Credibility and confidence in Italian business and business practice has taken a terrible bashing this last year. For very different reasons, two other giants of the Italian corporate world got into trouble, Fiat and Cirio. The fact that this government reduced penalties on false accounting and the Prime Minister’s own companies and employees have been convicted of bribing tax inspectors clearly does not inspire confidence in Italian capitalism either. As Marco Vitale (ex-member of the Consob) hoped for in a series of articles in Corriere della Sera 31 December, 2 and 6 January), now is the time for major reforms.

He knows, though, that they are not going to happen; at least not on the same time span as Sarbanes-Oxley.

The Parmalat fiasco has engendered a turf war between part of the Government and the Bank of Italy. Economics Minister Giulio Tremonti wants to set up a new regulatory authority taking power from the Bank and Consob promising that it would be operative by March Super-authority operativa entro marzo. He is supported by the Prime Minister and his usual ally, Mr. Bossi, but other coalition members are lukewarm and the issue is adding serious strains to the alliance, not critical yet, but they could develop. The opposition is strongly against the proposal “The independence and autonomy of the Bank of Italy are for us a constitutional value” said the DS’s leader Piero Fassino.
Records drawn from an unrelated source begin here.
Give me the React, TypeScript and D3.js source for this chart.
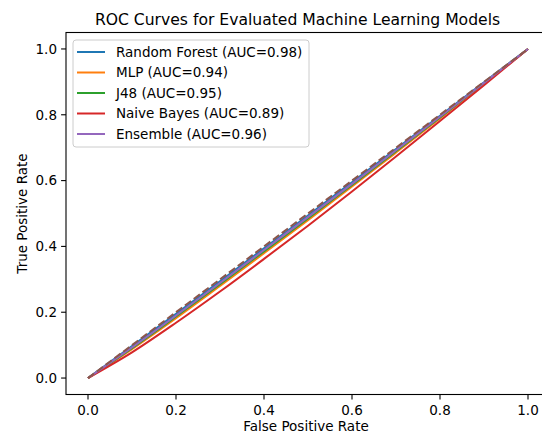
import React, { useMemo } from 'react';
import { scaleLinear, line as d3Line, curveMonotoneX } from 'd3';

// ROC curves (fpr grid shared by every model)
const fprGrid = [0, 0.1, 0.2, 0.3, 0.4, 0.5, 0.6, 0.7, 0.8, 0.9, 1.0];

const randomForestTpr = [0, 0.097, 0.195, 0.294, 0.394, 0.494, 0.595, 0.696, 0.797, 0.899, 1.0];
const mlpTpr = [0, 0.088, 0.182, 0.28, 0.379, 0.48, 0.582, 0.685, 0.789, 0.895, 1.0];
const j48Tpr = [0, 0.091, 0.187, 0.285, 0.385, 0.485, 0.587, 0.689, 0.792, 0.896, 1.0];
const naiveBayesTpr = [0, 0.078, 0.168, 0.263, 0.362, 0.463, 0.567, 0.673, 0.781, 0.89, 1.0];
const ensembleTpr = [0, 0.093, 0.19, 0.289, 0.389, 0.489, 0.59, 0.692, 0.794, 0.897, 1.0];

const modelNames = ['Random Forest', 'MLP', 'J48', 'Naive Bayes', 'Ensemble'];
const modelAuc = ['0.98', '0.94', '0.95', '0.89', '0.96'];
const modelColors = ['#1f77b4', '#ff7f0e', '#2ca02c', '#d62728', '#9467bd'];
const modelTpr = [randomForestTpr, mlpTpr, j48Tpr, naiveBayesTpr, ensembleTpr];

const chanceX = [0, 1];
const chanceY = [0, 1];

const tickValues = [0, 0.2, 0.4, 0.6, 0.8, 1.0];

const WIDTH = 542;
const HEIGHT = 436;
const FONT = "'DejaVu Sans', sans-serif";
const LABEL_SIZE = 13.5;

export default function App() {
  // axes limits like matplotlib's 5% margin
  const x = useMemo(() => scaleLinear().domain([-0.05, 1.05]).range([66, 550]), []);
  const y = useMemo(() => scaleLinear().domain([-0.05, 1.05]).range([394.5, 32.5]), []);

  const lineGen = d3Line<[number, number]>()
    .x((d) => x(d[0]))
    .y((d) => y(d[1]))
    .curve(curveMonotoneX);

  const [x0, x1] = x.range();
  const [yb, yt] = y.range();

  return (
    <div style={{ position: 'absolute', left: 0, top: 0 }}>
      <svg width={WIDTH} height={HEIGHT} style={{ display: 'block', fontFamily: FONT }}>
        <rect width={WIDTH} height={HEIGHT} fill="white" />
        <defs>
          <clipPath id="plotArea">
            <rect x={x0} y={yt} width={x1 - x0} height={yb - yt} />
          </clipPath>
        </defs>

        <g clipPath="url(#plotArea)">
          {modelTpr.map((tpr, i) => (
            <path
              key={modelNames[i]}
              d={lineGen(fprGrid.map((f, j) => [f, tpr[j]] as [number, number])) || ''}
              fill="none"
              stroke={modelColors[i]}
              strokeWidth={2}
            />
          ))}
          <path
            d={lineGen(chanceX.map((f, j) => [f, chanceY[j]] as [number, number])) || ''}
            fill="none"
            stroke="#8c564b"
            strokeWidth={2}
            strokeDasharray="7.7,3.3"
          />
        </g>

        {/* spines */}
        <rect x={x0} y={yt} width={x1 - x0} height={yb - yt} fill="none" stroke="black" strokeWidth={1.1} />

        {/* x ticks */}
        {tickValues.map((t) => (
          <g key={'x' + t} transform={`translate(${x(t)},${yb})`}>
            <line y2={4.9} stroke="black" strokeWidth={1.1} />
            <text y={20.5} textAnchor="middle" fontSize={LABEL_SIZE} fill="black">
              {t.toFixed(1)}
            </text>
          </g>
        ))}

        {/* y ticks */}
        {tickValues.map((t) => (
          <g key={'y' + t} transform={`translate(${x0},${y(t)})`}>
            <line x2={-4.9} stroke="black" strokeWidth={1.1} />
            <text x={-9} dy="0.35em" textAnchor="end" fontSize={LABEL_SIZE} fill="black">
              {t.toFixed(1)}
            </text>
          </g>
        ))}

        <text x={306} y={431} textAnchor="middle" fontSize={LABEL_SIZE} fill="black">
          False Positive Rate
        </text>
        <text
          transform={`translate(22,${(yb + yt) / 2}) rotate(-90)`}
          dy="0.35em"
          textAnchor="middle"
          fontSize={LABEL_SIZE}
          fill="black"
        >
          True Positive Rate
        </text>

        <text x={297.5} y={25} textAnchor="middle" fontSize={15.6} fill="black">
          ROC Curves for Evaluated Machine Learning Models
        </text>

        {/* legend */}
        <g>
          <rect
            x={73}
            y={40}
            width={236}
            height={107}
            rx={3}
            fill="white"
            fillOpacity={0.8}
            stroke="#cccccc"
            strokeWidth={1}
          />
          {modelNames.map((name, i) => {
            const cy = 52 + i * 20.5;
            return (
              <g key={'leg' + name}>
                <line x1={77} x2={105} y1={cy} y2={cy} stroke={modelColors[i]} strokeWidth={2} />
                <text x={116} y={cy} dy="0.35em" fontSize={LABEL_SIZE} fill="black">
                  {`${name} (AUC=${modelAuc[i]})`}
                </text>
              </g>
            );
          })}
        </g>
      </svg>
    </div>
  );
}
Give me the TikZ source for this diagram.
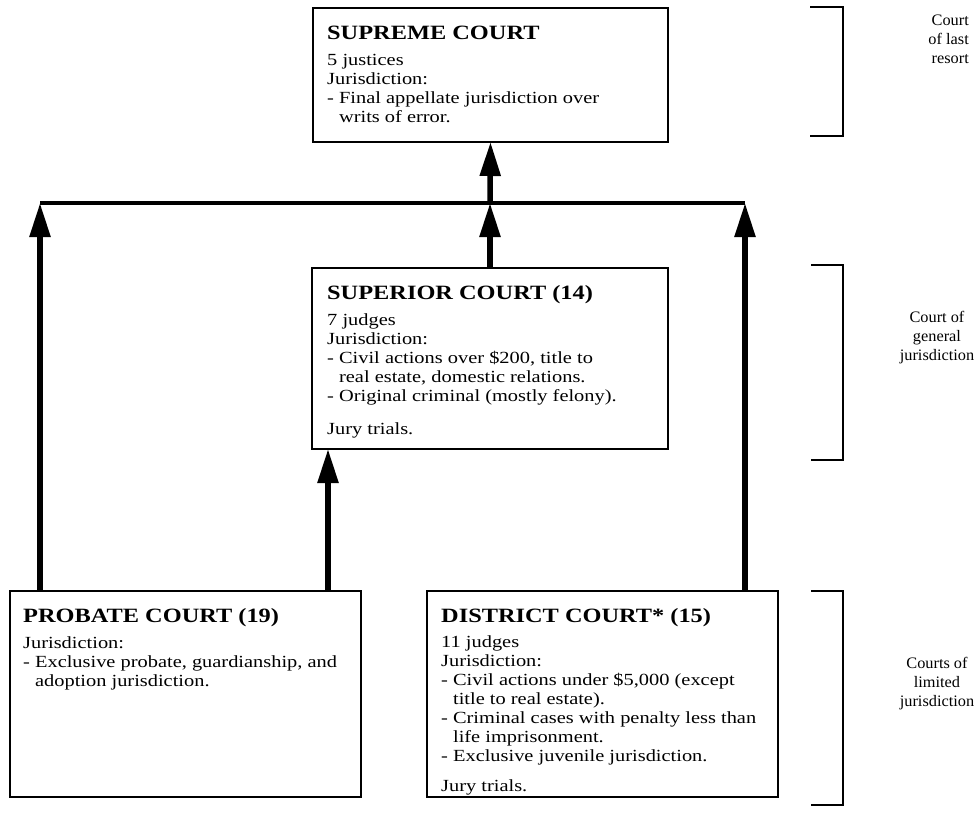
\documentclass[tikz,border=0pt]{standalone}
\usepackage{fontspec}
\setmainfont{Liberation Serif}[FakeStretch=1.2]
\newfontfamily\labfam{Liberation Serif}[FakeStretch=1.02]
\usetikzlibrary{arrows.meta}
\newcommand\bodyfnt{\fontsize{17}{19}\selectfont}
\newcommand\headfnt{\fontsize{20.3}{24}\selectfont\bfseries}
\newcommand\labfnt{\labfam\fontsize{16}{19}\selectfont}
\newcommand\ind{\hphantom{- }}
\begin{document}
\begin{tikzpicture}[x=1pt,y=-1pt,
  court/.style={draw, line width=2.6pt, anchor=north west, inner sep=0pt, outer sep=0pt},
  head/.style={anchor=base west, inner sep=0pt, font=\headfnt},
  body/.style={anchor=north west, inner sep=0pt, align=left, font=\bodyfnt},
  lab/.style={inner sep=0pt, font=\labfnt},
  arr/.style={line width=5.5pt, -{Triangle[width=20pt,length=34pt]}},
  hline/.style={line width=4.5pt},
  brk/.style={line width=2.4pt}]
\useasboundingbox (0,0) rectangle (975,815);

% boxes
\node[court, minimum width=355pt, minimum height=134pt] (supreme) at (313,8) {};
\node[court, minimum width=356pt, minimum height=181pt] (superior) at (312,268) {};
\node[court, minimum width=351pt, minimum height=206pt] (probate) at (10,591) {};
\node[court, minimum width=351pt, minimum height=206pt] (district) at (427,591) {};

% texts
\node[head] (supH) at (327,39) {SUPREME COURT};
\node[body] (supB) at (327,54.4) {5 justices\\Jurisdiction:\\- Final appellate jurisdiction over\\\ind writs of error.};

\node[head] (spH) at (327,299) {SUPERIOR COURT (14)};
\node[body] (spB) at (327,313.4) {7 judges\\Jurisdiction:\\- Civil actions over \$200, title to\\\ind real estate, domestic relations.\\- Original criminal (mostly felony).\\[14pt]Jury trials.};

\node[head] (prH) at (23,622) {PROBATE COURT (19)};
\node[body] (prB) at (23,636.4) {Jurisdiction:\\- Exclusive probate, guardianship, and\\\ind adoption jurisdiction.};

\node[head] (diH) at (441,622) {DISTRICT COURT* (15)};
\node[body] (diB) at (441,635.4) {11 judges\\Jurisdiction:\\- Civil actions under \$5,000 (except\\\ind title to real estate).\\- Criminal cases with penalty less than\\\ind life imprisonment.\\- Exclusive juvenile jurisdiction.\\[11pt]Jury trials.};

% connectors
\coordinate (jL) at (40,203);
\coordinate (jM) at (490,203);
\coordinate (jR) at (745,203);
\coordinate (xP) at (328,500);
\draw[hline] (jL) -- (jR);
\draw[arr] (jM) -- (supreme.south);
\draw[arr] (superior.north) -- (jM);
\draw[arr] (probate.north -| jL) -- (jL);
\draw[arr] (district.north -| jR) -- (jR);
\draw[arr] (probate.north -| xP) -- (superior.south -| xP);

% brackets
\draw[brk] (810,7) -- (843,7) -- (843,136) -- (810,136);
\draw[brk] (811,265) -- (843,265) -- (843,460) -- (811,460);
\draw[brk] (811,591) -- (843,591) -- (843,805) -- (811,805);

% level labels
\node[lab, anchor=north east, align=right] (l1) at (969,15) {Court\\of last\\resort};
\node[lab, anchor=north, align=center] (l2) at (937,311) {Court of\\general\\jurisdiction};
\node[lab, anchor=north, align=center] (l3) at (937,657) {Courts of\\limited\\jurisdiction};
\end{tikzpicture}
\end{document}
And indeed in the whole post-war period, the Bank of Italy was one of the few institutions not part of the political spoils sharing.

If put into effect, whatever real or possible efficiency it might have, the new body would be a further concentration of power under the executive’s control.

Finally, a month after the first explosions, there have been almost no suggestions of political involvement but it is difficult to believe that no politician or party had dealings with Mr. Tanzi. The sparring has begun but the real battles are to come.

This is a business story which is going way beyond the dairies of Emilia.